DescriptionProblem solving and computation involving division of fractions are difficult for adults and children alike, and regarded by educators to be among the most difficult topics in the elementary mathematics curriculum (Ma, 1999). One explanation for the problem is that learning how to divide fractions is often taught devoid of meaning. The lack of sense making in carrying out algorithms procedurally without making connections to concrete or other types of representations contributes to perplexity. This study explores how children build
ideas about the division of fractions in the absence of instruction of algorithms. This research has two components. The first and primary aspect of this
research focuses on a segment of a yearlong classroom-based study of the development of mathematical ideas about fractions, prior to the formal
introduction of algorithms, with a group of twenty-five nine to ten year old children from a suburban public elementary school in New Jersey.
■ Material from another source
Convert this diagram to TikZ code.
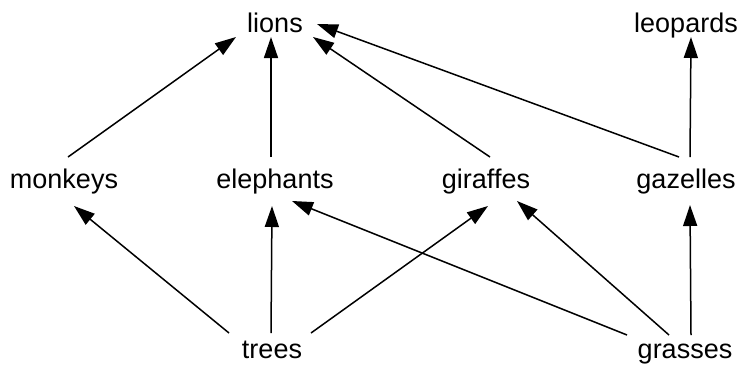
\documentclass[tikz,border=0pt]{standalone}
\usepackage{fontspec}
\setmainfont{Liberation Sans}
\usetikzlibrary{arrows.meta}
\begin{document}
\begin{tikzpicture}[x=1pt,y=-1pt,
  lbl/.style={anchor=base,inner sep=0pt,font=\fontsize{27}{30}\selectfont},
  arr/.style={line width=1.5pt,-{Triangle[length=21pt,width=14pt]}}]
\useasboundingbox (0,0) rectangle (741,365);
\node[lbl] (lions) at (275,32) {lions};
\node[lbl] (leopards) at (686,32) {leopards};
\node[lbl] (monkeys) at (64,188) {monkeys};
\node[lbl] (elephants) at (275,188) {elephants};
\node[lbl] (giraffes) at (486,188) {giraffes};
\node[lbl] (gazelles) at (686,188) {gazelles};
\node[lbl] (trees) at (272,358) {trees};
\node[lbl] (grasses) at (685,358) {grasses};
% to lions
\draw[arr] ([shift={(4,-31)}]monkeys.base) -- ([shift={(-39,5)}]lions.base);
\draw[arr] ([shift={(-4,-31)}]elephants.base) -- ([shift={(-4,5)}]lions.base);
\draw[arr] ([shift={(4,-31)}]giraffes.base) -- ([shift={(38,5)}]lions.base);
\draw[arr] ([shift={(-7,-31)}]gazelles.base) -- ([shift={(42,-8)}]lions.base);
% to leopards
\draw[arr] ([shift={(4,-31)}]gazelles.base) -- ([shift={(5,5)}]leopards.base);
% from trees
\draw[arr] ([shift={(-43,-25)}]trees.base) -- ([shift={(10,18)}]monkeys.base);
\draw[arr] ([shift={(-1,-25)}]trees.base) -- ([shift={(-3,18)}]elephants.base);
\draw[arr] ([shift={(39,-25)}]trees.base) -- ([shift={(2,18)}]giraffes.base);
% from grasses
\draw[arr] ([shift={(-58,-23)}]grasses.base) -- ([shift={(17,13)}]elephants.base);
\draw[arr] ([shift={(-16,-23)}]grasses.base) -- ([shift={(31,13)}]giraffes.base);
\draw[arr] ([shift={(6,-23)}]grasses.base) -- ([shift={(4,17)}]gazelles.base);
\end{tikzpicture}
\end{document}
The second
replicates the work with an intervention by this researcher with a class of thirteen ten to eleven year old students at a private parochial school in Piscataway, New Jersey. For the first component, data came from videotapes of four one-hour classroom sessions recorded by three cameras, each positioned in a different area of the classroom; children's written work; and researcher's notes. Detailed narratives of the videotapes were coded to flag elements that would illustrate children's justification and reasoning, how and to whom children's ideas were expressed, what types of representations were created and how researchers
interacted with children. For the second component, the database consists of students' written work and researchers' notes. Analysis of the data indicated that children in both groups built and successfully justified models that illustrated the division of a natural number by a unit-fraction and by a non-unit fraction. They supported their arguments with pictorial representations and verbal explanations and built generalizations about the division of a natural number by a fraction.